In deze zaak heeft de Rechtbank Oost-Brabant op 12 december 2013 uitspraak gedaan over de verlenging van de terbeschikkingstelling (TBS) van een terbeschikkinggestelde, geboren in 1985 en verblijvende in een kliniek. De terbeschikkingstelling was eerder opgelegd vanwege bedreiging met zware mishandeling. De rechtbank heeft de vordering van de officier van justitie om de TBS met één jaar te verlengen, ingewilligd. De beslissing om de verpleging van overheidswege voorwaardelijk te beëindigen is aangehouden, zodat de reclassering een rapport kan opstellen over de mogelijkheden en voorwaarden voor een eventuele beëindiging van de verpleging.

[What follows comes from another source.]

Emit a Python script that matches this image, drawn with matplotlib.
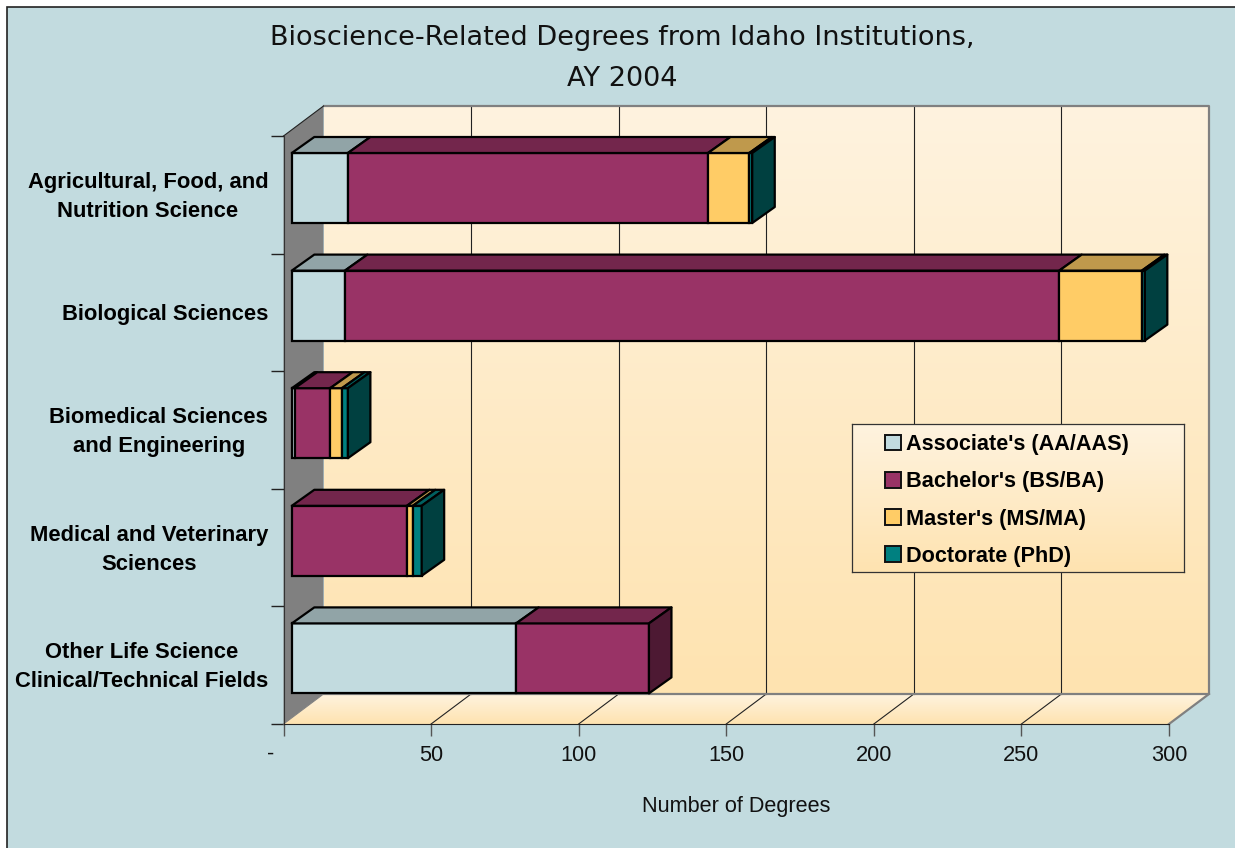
import numpy as np
import matplotlib
matplotlib.use('Agg')
import matplotlib.pyplot as plt
from matplotlib.colors import LinearSegmentedColormap
from matplotlib.patches import Patch, Polygon, Rectangle

categories = [
    'Agricultural, Food, and\nNutrition Science',
    'Biological Sciences',
    'Biomedical Sciences\nand Engineering',
    'Medical and Veterinary\nSciences',
    'Other Life Science\nClinical/Technical Fields',
]
series_names = ["Associate's (AA/AAS)", "Bachelor's (BS/BA)", "Master's (MS/MA)", 'Doctorate (PhD)']
associate = [19, 18, 1, 0, 76]
bachelor = [122, 242, 12, 39, 45]
master = [14, 28, 4, 2, 0]
doctorate = [1, 1, 2, 3, 0]
x_ticks = [50, 100, 150, 200, 250, 300]

W, H = 1235, 848
BG = '#c2dbdf'
front = ['#c2dbdf', '#993366', '#ffcc66', '#008080']
top = ['#91a4a7', '#73264c', '#bf994c', '#006060']
side = ['#616e70', '#4d1933', '#806633', '#004040']
sand = LinearSegmentedColormap.from_list('sand', ['#fff3df', '#fee3b0'])
gradient = np.linspace(0, 1, 256).reshape(-1, 1)

# pixels of the picture -> data units of the front plane
left_px, right_px, top_px, bottom_px = 283.5, 1169, 136, 724
ux = 300 / (right_px - left_px)
uy = 5 / (bottom_px - top_px)
wall_dx, wall_dy = 40 * ux, 30 * uy
bar_dx, bar_dy = 22.5 * ux, 16 * uy
bar_x0 = 8.3 * ux
bar_h = 70 * uy
bar_shift = 6.8 * uy

fig = plt.figure(figsize=(W / 100, H / 100), dpi=100, facecolor='white')
plt.rcParams['font.family'] = ['Liberation Sans', 'DejaVu Sans']
fig.add_artist(Rectangle((6.5 / W, -0.01), 1.02, 1.01 - 7.5 / H, transform=fig.transFigure,
                         fc=BG, ec='#222222', lw=1.2, zorder=-5))

ax = fig.add_axes([left_px / W, 1 - bottom_px / H, (right_px - left_px) / W, (bottom_px - top_px) / H])
ax.patch.set_visible(False)
ax.set_xlim(0, 300)
ax.set_ylim(5, 0)

# back wall, side wall and floor
ax.imshow(gradient, extent=(wall_dx, 300 + wall_dx, 5 - wall_dy, -wall_dy), aspect='auto', cmap=sand,
          clip_on=False, zorder=1)
side_wall = Polygon([(0, 0), (wall_dx, -wall_dy), (wall_dx, 5 - wall_dy), (0, 5)], fc='#808080', ec='none',
                    clip_on=False, zorder=1)
ax.add_patch(side_wall)
floor = Polygon([(0, 5), (wall_dx, 5 - wall_dy), (300 + wall_dx, 5 - wall_dy), (300, 5)], fc='none', ec='none',
                clip_on=False, zorder=1)
ax.add_patch(floor)
floor_img = ax.imshow(gradient, extent=(0, 300 + wall_dx, 5, 5 - wall_dy), aspect='auto', cmap=sand, zorder=1)
floor_img.set_clip_path(floor)
floor_img.set_clip_box(fig.bbox)
ax.set_xlim(0, 300)
ax.set_ylim(5, 0)

for v in x_ticks[:-1]:
    ax.plot([v + wall_dx] * 2, [-wall_dy, 5 - wall_dy], color='#222222', lw=0.8, clip_on=False, zorder=2)
    ax.plot([v, v + wall_dx], [5, 5 - wall_dy], color='#222222', lw=0.8, clip_on=False, zorder=2)

ax.plot([wall_dx, 300 + wall_dx, 300 + wall_dx, wall_dx], [-wall_dy, -wall_dy, 5 - wall_dy, 5 - wall_dy],
        color='#808080', lw=1.6, clip_on=False, zorder=2)
ax.plot([300, 300 + wall_dx], [5, 5 - wall_dy], color='#808080', lw=1.6, clip_on=False, zorder=2)
ax.plot([0, wall_dx], [0, -wall_dy], color='#222222', lw=0.8, clip_on=False, zorder=2)
ax.plot([0, wall_dx], [5, 5 - wall_dy], color='#808080', lw=0.8, clip_on=False, zorder=2)

# stacked 3d bars
series = [associate, bachelor, master, doctorate]
y_pos = np.arange(len(categories)) + 0.5
for i, y in enumerate(y_pos):
    yc = y - bar_shift
    y_top = yc - bar_h / 2
    y_bot = yc + bar_h / 2
    start = bar_x0
    last = None
    for j, values in enumerate(series):
        w = values[i]
        if w == 0:
            continue
        ax.barh(yc, w, height=bar_h, left=start, color=front[j], edgecolor='black', lw=1.6, zorder=4, clip_on=False)
        ax.add_patch(Polygon([(start, y_top), (start + w, y_top), (start + w + bar_dx, y_top - bar_dy),
                              (start + bar_dx, y_top - bar_dy)], fc=top[j], ec='black', lw=1.6, zorder=4,
                             joinstyle='round', clip_on=False))
        start += w
        last = j
    ax.add_patch(Polygon([(start, y_top), (start + bar_dx, y_top - bar_dy), (start + bar_dx, y_bot - bar_dy),
                          (start, y_bot)], fc=side[last], ec='black', lw=1.6, zorder=4, joinstyle='round',
                         clip_on=False))

# axes, ticks and labels
for s in ['top', 'right']:
    ax.spines[s].set_visible(False)
ax.spines['left'].set_color('#333333')
ax.spines['left'].set_bounds(0, 5)
ax.spines['bottom'].set_color('#222222')
ax.spines['left'].set_zorder(3)
ax.spines['bottom'].set_zorder(3)

ax.set_xticks([0] + x_ticks)
ax.set_xticklabels([''] + [str(v) for v in x_ticks], fontsize=15.7, color='#111111')
ax.tick_params(axis='x', length=8.6, width=1, color='#555555', pad=6.5)
ax.annotate('-', (0, 5), xytext=(-13, -30), textcoords='offset pixels', ha='center', va='center', fontsize=15.7,
            color='#111111', annotation_clip=False)
ax.set_yticks(range(6))
ax.set_yticklabels([])
ax.tick_params(axis='y', which='major', length=9.4, width=1, color='#222222')
ax.set_yticks(y_pos + 2 * uy, minor=True)
ax.set_yticklabels(categories, minor=True, fontsize=15.8, fontweight='bold', color='black', linespacing=1.5,
                   ma='center', va='center')
ax.tick_params(axis='y', which='minor', length=0, pad=11)
ax.set_xlabel('Number of Degrees', fontsize=15.6, color='#111111')
ax.xaxis.set_label_coords((736.5 - left_px) / (right_px - left_px), -72 / (bottom_px - top_px))

fig.text(622 / W, 1 - 58.5 / H, 'Bioscience-Related Degrees from Idaho Institutions,\nAY 2004', ha='center',
         va='center', family='DejaVu Sans', fontsize=19.5, color='#111111', linespacing=1.72)

# legend box with the same sand gradient
box = fig.add_axes([852 / W, 1 - 572 / H, 332 / W, 148 / H], zorder=3)
box.imshow(gradient, aspect='auto', cmap=sand, extent=(0, 1, 0, 1))
box.set_xticks([])
box.set_yticks([])
for s in box.spines.values():
    s.set_color('#333333')
    s.set_linewidth(0.9)
handles = [Patch(fc=c, ec='#111111', lw=1.4) for c in front]
leg = fig.legend(handles, series_names, loc='upper left', bbox_to_anchor=(885 / W, 1 - 434 / H), frameon=False,
                 borderpad=0, borderaxespad=0, prop={'family': 'Liberation Sans', 'weight': 'bold', 'size': 15.6},
                 handlelength=0.75, handleheight=0.75, handletextpad=0.22, labelspacing=0.75)
leg.set_zorder(6)

fig.savefig('out.png', dpi=100, facecolor='white')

De rechtbank heeft de terbeschikkinggestelde en haar raadsman gehoord, evenals deskundigen die betrokken zijn bij haar behandeling. Het advies van de psychiater en de directeur van de inrichting, waarin de voortgang van de terbeschikkinggestelde wordt besproken, is meegenomen in de beoordeling. De terbeschikkinggestelde heeft positieve ontwikkelingen doorgemaakt, zoals medicatietrouw en het verkrijgen van onbegeleid verlof, maar er zijn ook zorgen over haar beperkte draagkracht en de kans op terugval in middelengebruik.
De rechtbank heeft besloten dat de veiligheid van anderen en de algemene veiligheid van personen de verlenging van de TBS-maatregel vereisen. De beslissing om de verpleging van overheidswege voorwaardelijk te beëindigen is aangehouden voor maximaal drie maanden, in afwachting van het rapport van de reclassering. De rechtbank heeft de reclassering opgedragen om de mogelijkheden voor een voorwaardelijke beëindiging van de verpleging te onderzoeken, en zal de terbeschikkinggestelde en de rapporteur van de reclassering oproepen voor een nadere zitting.